##### Supplied information

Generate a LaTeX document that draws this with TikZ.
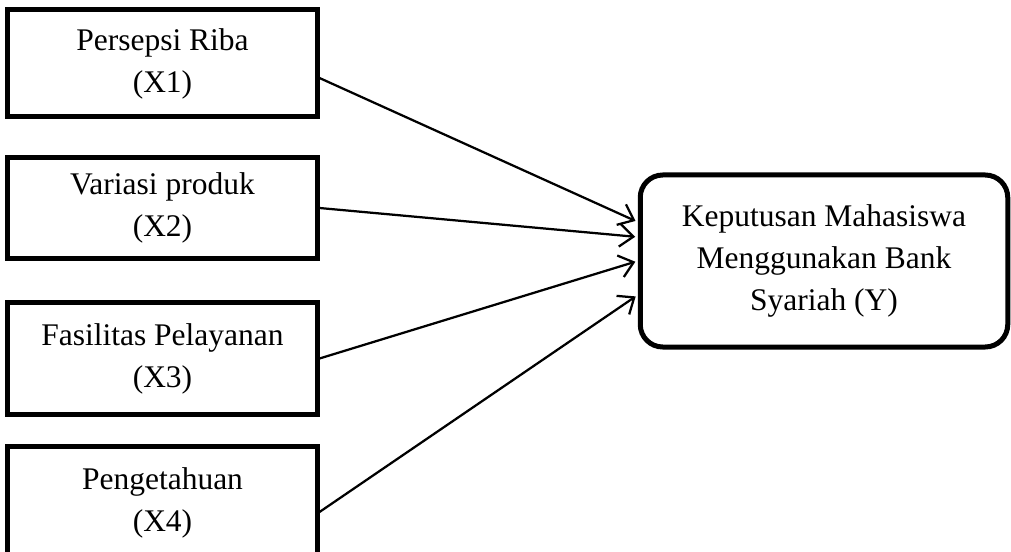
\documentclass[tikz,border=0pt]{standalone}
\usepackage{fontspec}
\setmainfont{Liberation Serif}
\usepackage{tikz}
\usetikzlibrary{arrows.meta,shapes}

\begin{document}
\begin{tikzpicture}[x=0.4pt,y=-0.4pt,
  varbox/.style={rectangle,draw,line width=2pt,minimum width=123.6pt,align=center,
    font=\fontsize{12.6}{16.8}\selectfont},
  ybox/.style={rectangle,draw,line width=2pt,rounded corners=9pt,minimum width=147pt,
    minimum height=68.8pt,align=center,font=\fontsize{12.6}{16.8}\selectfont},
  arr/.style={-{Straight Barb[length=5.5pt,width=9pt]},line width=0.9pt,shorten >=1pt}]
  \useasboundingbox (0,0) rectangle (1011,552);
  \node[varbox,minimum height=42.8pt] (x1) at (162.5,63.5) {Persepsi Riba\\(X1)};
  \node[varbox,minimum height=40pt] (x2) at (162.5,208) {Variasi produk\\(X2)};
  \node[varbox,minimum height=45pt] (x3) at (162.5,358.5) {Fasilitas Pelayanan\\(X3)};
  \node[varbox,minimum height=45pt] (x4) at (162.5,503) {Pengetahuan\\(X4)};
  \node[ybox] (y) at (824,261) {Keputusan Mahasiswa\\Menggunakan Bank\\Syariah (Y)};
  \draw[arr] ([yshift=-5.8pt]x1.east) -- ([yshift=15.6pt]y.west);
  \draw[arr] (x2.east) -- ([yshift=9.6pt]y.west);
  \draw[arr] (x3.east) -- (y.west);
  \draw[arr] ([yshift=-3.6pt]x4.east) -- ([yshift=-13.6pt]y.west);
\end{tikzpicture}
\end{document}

##########
##### Supplied information

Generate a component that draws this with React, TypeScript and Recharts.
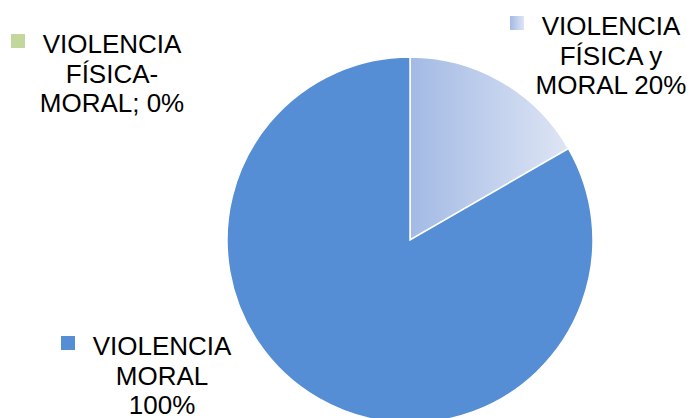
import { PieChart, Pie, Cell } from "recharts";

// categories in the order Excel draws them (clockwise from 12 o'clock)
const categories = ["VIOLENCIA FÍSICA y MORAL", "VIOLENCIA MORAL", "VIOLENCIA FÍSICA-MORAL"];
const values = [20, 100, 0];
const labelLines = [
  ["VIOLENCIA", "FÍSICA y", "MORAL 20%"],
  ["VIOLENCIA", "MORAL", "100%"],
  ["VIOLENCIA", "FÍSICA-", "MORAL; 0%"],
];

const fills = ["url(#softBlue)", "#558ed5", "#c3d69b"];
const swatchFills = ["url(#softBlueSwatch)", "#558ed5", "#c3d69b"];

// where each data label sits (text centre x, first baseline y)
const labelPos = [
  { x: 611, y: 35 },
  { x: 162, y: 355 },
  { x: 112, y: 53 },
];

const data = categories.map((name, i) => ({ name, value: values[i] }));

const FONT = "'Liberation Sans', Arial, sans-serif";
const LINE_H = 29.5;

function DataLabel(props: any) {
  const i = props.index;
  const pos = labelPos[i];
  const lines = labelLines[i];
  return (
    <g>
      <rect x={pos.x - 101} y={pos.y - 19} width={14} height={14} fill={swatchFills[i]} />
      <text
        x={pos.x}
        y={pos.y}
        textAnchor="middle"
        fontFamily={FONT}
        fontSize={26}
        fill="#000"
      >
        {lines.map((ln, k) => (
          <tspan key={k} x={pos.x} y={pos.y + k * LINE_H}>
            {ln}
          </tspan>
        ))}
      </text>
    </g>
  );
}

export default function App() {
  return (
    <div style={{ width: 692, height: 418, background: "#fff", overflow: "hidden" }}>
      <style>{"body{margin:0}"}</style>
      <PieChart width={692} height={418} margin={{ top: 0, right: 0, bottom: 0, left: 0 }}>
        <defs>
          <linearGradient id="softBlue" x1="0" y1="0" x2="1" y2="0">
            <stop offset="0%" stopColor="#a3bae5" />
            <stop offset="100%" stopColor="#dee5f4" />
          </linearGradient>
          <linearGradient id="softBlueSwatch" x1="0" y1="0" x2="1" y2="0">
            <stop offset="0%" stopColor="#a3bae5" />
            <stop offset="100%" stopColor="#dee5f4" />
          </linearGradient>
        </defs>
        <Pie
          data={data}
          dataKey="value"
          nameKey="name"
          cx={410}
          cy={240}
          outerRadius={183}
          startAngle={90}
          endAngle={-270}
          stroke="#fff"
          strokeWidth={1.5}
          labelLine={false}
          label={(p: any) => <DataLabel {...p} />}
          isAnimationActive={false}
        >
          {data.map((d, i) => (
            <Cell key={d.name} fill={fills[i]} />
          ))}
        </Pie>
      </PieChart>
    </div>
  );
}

##########

• _Directions for this task_: Find each line that has the word "draws", then copy it out.

• _Exercise response_:
Generate a LaTeX document that draws this with TikZ.
Generate a component that draws this with React, TypeScript and Recharts.
// categories in the order Excel draws them (clockwise from 12 o'clock)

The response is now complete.